▶ _SHORT PROBLEM_: Omit all images. Transcribe the rest of the material below exactly.

▶ _RECORDED INFORMATION_:
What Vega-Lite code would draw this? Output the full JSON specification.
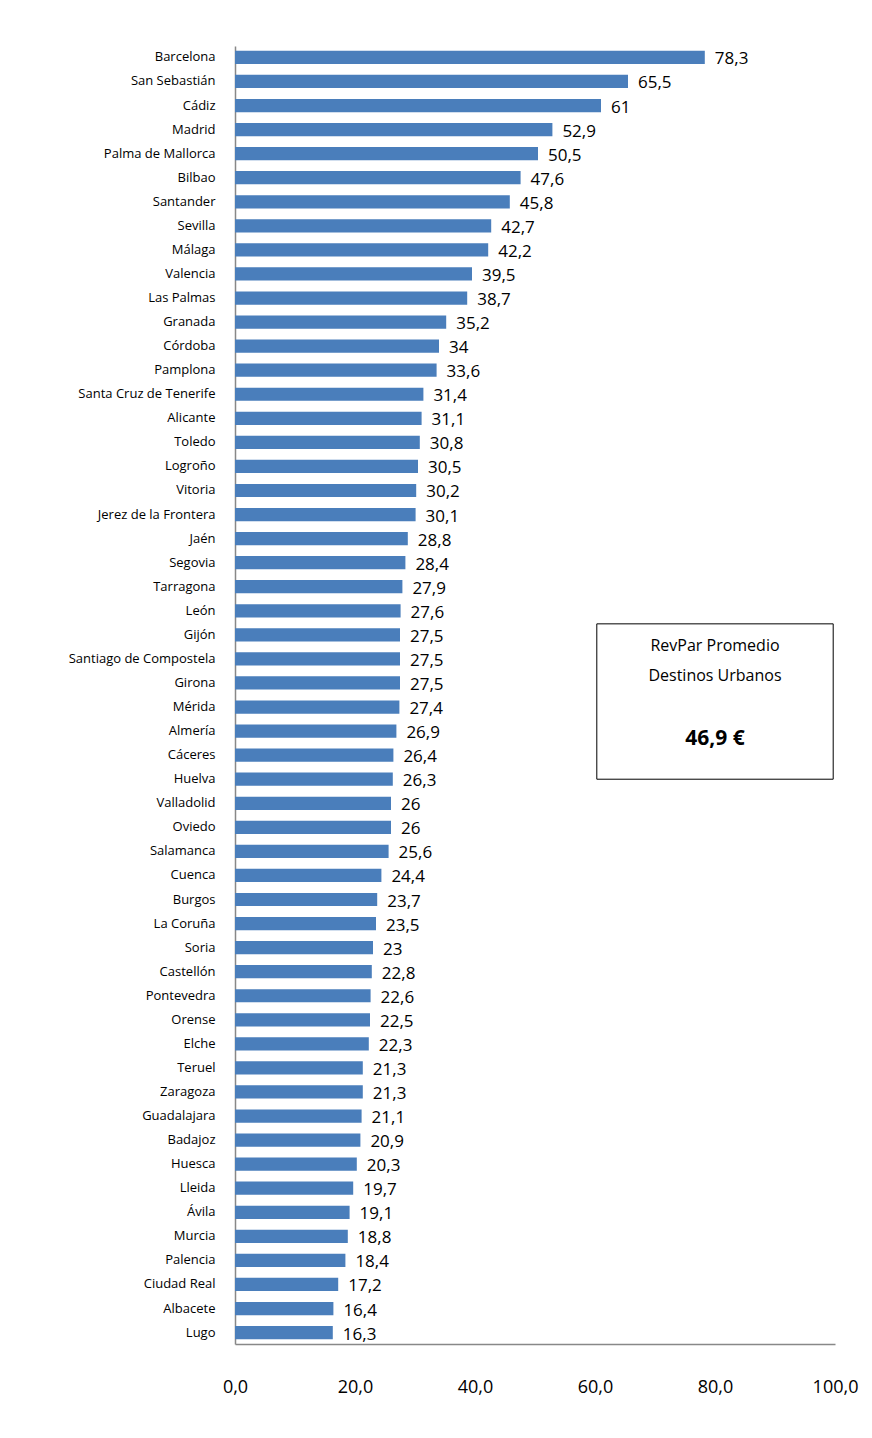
{
"$schema":"https://vega.github.io/schema/vega-lite/v6.json",
"width":600,"height":1298,
"autosize":{"type":"none"},
"padding":{"left":235,"top":46,"right":37,"bottom":94},
"background":"white",
"config":{"view":{"stroke":null},"font":"Open Sans"},
"data":{"values":[
{"c":"Barcelona","v":78.3},{"c":"San Sebastián","v":65.5},{"c":"Cádiz","v":61},{"c":"Madrid","v":52.9},{"c":"Palma de Mallorca","v":50.5},{"c":"Bilbao","v":47.6},{"c":"Santander","v":45.8},{"c":"Sevilla","v":42.7},{"c":"Málaga","v":42.2},{"c":"Valencia","v":39.5},{"c":"Las Palmas","v":38.7},{"c":"Granada","v":35.2},{"c":"Córdoba","v":34},{"c":"Pamplona","v":33.6},{"c":"Santa Cruz de Tenerife","v":31.4},{"c":"Alicante","v":31.1},{"c":"Toledo","v":30.8},{"c":"Logroño","v":30.5},{"c":"Vitoria","v":30.2},{"c":"Jerez de la Frontera","v":30.1},{"c":"Jaén","v":28.8},{"c":"Segovia","v":28.4},{"c":"Tarragona","v":27.9},{"c":"León","v":27.6},{"c":"Gijón","v":27.5},{"c":"Santiago de Compostela","v":27.5},{"c":"Girona","v":27.5},{"c":"Mérida","v":27.4},{"c":"Almería","v":26.9},{"c":"Cáceres","v":26.4},{"c":"Huelva","v":26.3},{"c":"Valladolid","v":26},{"c":"Oviedo","v":26},{"c":"Salamanca","v":25.6},{"c":"Cuenca","v":24.4},{"c":"Burgos","v":23.7},{"c":"La Coruña","v":23.5},{"c":"Soria","v":23},{"c":"Castellón","v":22.8},{"c":"Pontevedra","v":22.6},{"c":"Orense","v":22.5},{"c":"Elche","v":22.3},{"c":"Teruel","v":21.3},{"c":"Zaragoza","v":21.3},{"c":"Guadalajara","v":21.1},{"c":"Badajoz","v":20.9},{"c":"Huesca","v":20.3},{"c":"Lleida","v":19.7},{"c":"Ávila","v":19.1},{"c":"Murcia","v":18.8},{"c":"Palencia","v":18.4},{"c":"Ciudad Real","v":17.2},{"c":"Albacete","v":16.4},{"c":"Lugo","v":16.3}
]},
"encoding":{
"y":{"field":"c","type":"nominal","sort":null,"scale":{"paddingInner":0.45,"paddingOuter":0.2},
"axis":{"title":null,"ticks":false,"labelFontSize":13,"labelColor":"black","labelPadding":20,"domainColor":"#888","domainWidth":1.5}}
},
"layer":[
{"mark":{"type":"bar","color":"#4a7ebb"},
"encoding":{"x":{"field":"v","type":"quantitative","scale":{"domain":[0,100]},
"axis":{"title":null,"grid":false,"ticks":false,"values":[0,20,40,60,80,100],"labelExpr":"replace(format(datum.value,'.1f'),'.',',')","labelFontSize":18,"labelColor":"black","labelPadding":34,"domainColor":"#888","domainWidth":1.5,"labelFlush":false}}}},
{"mark":{"type":"text","align":"left","dx":10,"dy":2,"fontSize":17,"color":"black"},
"transform":[{"calculate":"replace(toString(datum.v),'.',',')","as":"lbl"}],
"encoding":{"x":{"field":"v","type":"quantitative"},"text":{"field":"lbl"}}},
{"data":{"values":[{"x1":60.3,"x2":99.7,"y1":"Gijón","y2":"Huelva"}]},
"mark":{"type":"rect","fill":"white","stroke":"black","strokeWidth":1,"yOffset":-11},
"encoding":{"x":{"field":"x1","type":"quantitative"},"x2":{"field":"x2"},"y":{"field":"y1","type":"nominal","sort":null,"band":0},"y2":{"field":"y2"}}},
{"data":{"values":[{"t":"RevPar Promedio","r":"Gijón"}]},
"mark":{"type":"text","fontSize":16,"color":"black","dy":11},
"encoding":{"x":{"datum":80},"y":{"field":"r","type":"nominal","sort":null},"text":{"field":"t"}}},
{"data":{"values":[{"t":"Destinos Urbanos","r":"Girona"}]},
"mark":{"type":"text","fontSize":16,"color":"black","dy":-7},
"encoding":{"x":{"datum":80},"y":{"field":"r","type":"nominal","sort":null},"text":{"field":"t"}}},
{"data":{"values":[{"t":"46,9 €","r":"Almería"}]},
"mark":{"type":"text","fontSize":21,"fontWeight":"bold","color":"black","dy":8},
"encoding":{"x":{"datum":80},"y":{"field":"r","type":"nominal","sort":null},"text":{"field":"t"}}}
]
}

▶ _FULL SOLUTION_:
What Vega-Lite code would draw this? Output the full JSON specification.
{
"$schema":"https://vega.github.io/schema/vega-lite/v6.json",
"width":600,"height":1298,
"autosize":{"type":"none"},
"padding":{"left":235,"top":46,"right":37,"bottom":94},
"background":"white",
"config":{"view":{"stroke":null},"font":"Open Sans"},
"data":{"values":[
{"c":"Barcelona","v":78.3},{"c":"San Sebastián","v":65.5},{"c":"Cádiz","v":61},{"c":"Madrid","v":52.9},{"c":"Palma de Mallorca","v":50.5},{"c":"Bilbao","v":47.6},{"c":"Santander","v":45.8},{"c":"Sevilla","v":42.7},{"c":"Málaga","v":42.2},{"c":"Valencia","v":39.5},{"c":"Las Palmas","v":38.7},{"c":"Granada","v":35.2},{"c":"Córdoba","v":34},{"c":"Pamplona","v":33.6},{"c":"Santa Cruz de Tenerife","v":31.4},{"c":"Alicante","v":31.1},{"c":"Toledo","v":30.8},{"c":"Logroño","v":30.5},{"c":"Vitoria","v":30.2},{"c":"Jerez de la Frontera","v":30.1},{"c":"Jaén","v":28.8},{"c":"Segovia","v":28.4},{"c":"Tarragona","v":27.9},{"c":"León","v":27.6},{"c":"Gijón","v":27.5},{"c":"Santiago de Compostela","v":27.5},{"c":"Girona","v":27.5},{"c":"Mérida","v":27.4},{"c":"Almería","v":26.9},{"c":"Cáceres","v":26.4},{"c":"Huelva","v":26.3},{"c":"Valladolid","v":26},{"c":"Oviedo","v":26},{"c":"Salamanca","v":25.6},{"c":"Cuenca","v":24.4},{"c":"Burgos","v":23.7},{"c":"La Coruña","v":23.5},{"c":"Soria","v":23},{"c":"Castellón","v":22.8},{"c":"Pontevedra","v":22.6},{"c":"Orense","v":22.5},{"c":"Elche","v":22.3},{"c":"Teruel","v":21.3},{"c":"Zaragoza","v":21.3},{"c":"Guadalajara","v":21.1},{"c":"Badajoz","v":20.9},{"c":"Huesca","v":20.3},{"c":"Lleida","v":19.7},{"c":"Ávila","v":19.1},{"c":"Murcia","v":18.8},{"c":"Palencia","v":18.4},{"c":"Ciudad Real","v":17.2},{"c":"Albacete","v":16.4},{"c":"Lugo","v":16.3}
]},
"encoding":{
"y":{"field":"c","type":"nominal","sort":null,"scale":{"paddingInner":0.45,"paddingOuter":0.2},
"axis":{"title":null,"ticks":false,"labelFontSize":13,"labelColor":"black","labelPadding":20,"domainColor":"#888","domainWidth":1.5}}
},
"layer":[
{"mark":{"type":"bar","color":"#4a7ebb"},
"encoding":{"x":{"field":"v","type":"quantitative","scale":{"domain":[0,100]},
"axis":{"title":null,"grid":false,"ticks":false,"values":[0,20,40,60,80,100],"labelExpr":"replace(format(datum.value,'.1f'),'.',',')","labelFontSize":18,"labelColor":"black","labelPadding":34,"domainColor":"#888","domainWidth":1.5,"labelFlush":false}}}},
{"mark":{"type":"text","align":"left","dx":10,"dy":2,"fontSize":17,"color":"black"},
"transform":[{"calculate":"replace(toString(datum.v),'.',',')","as":"lbl"}],
"encoding":{"x":{"field":"v","type":"quantitative"},"text":{"field":"lbl"}}},
{"data":{"values":[{"x1":60.3,"x2":99.7,"y1":"Gijón","y2":"Huelva"}]},
"mark":{"type":"rect","fill":"white","stroke":"black","strokeWidth":1,"yOffset":-11},
"encoding":{"x":{"field":"x1","type":"quantitative"},"x2":{"field":"x2"},"y":{"field":"y1","type":"nominal","sort":null,"band":0},"y2":{"field":"y2"}}},
{"data":{"values":[{"t":"RevPar Promedio","r":"Gijón"}]},
"mark":{"type":"text","fontSize":16,"color":"black","dy":11},
"encoding":{"x":{"datum":80},"y":{"field":"r","type":"nominal","sort":null},"text":{"field":"t"}}},
{"data":{"values":[{"t":"Destinos Urbanos","r":"Girona"}]},
"mark":{"type":"text","fontSize":16,"color":"black","dy":-7},
"encoding":{"x":{"datum":80},"y":{"field":"r","type":"nominal","sort":null},"text":{"field":"t"}}},
{"data":{"values":[{"t":"46,9 €","r":"Almería"}]},
"mark":{"type":"text","fontSize":21,"fontWeight":"bold","color":"black","dy":8},
"encoding":{"x":{"datum":80},"y":{"field":"r","type":"nominal","sort":null},"text":{"field":"t"}}}
]
}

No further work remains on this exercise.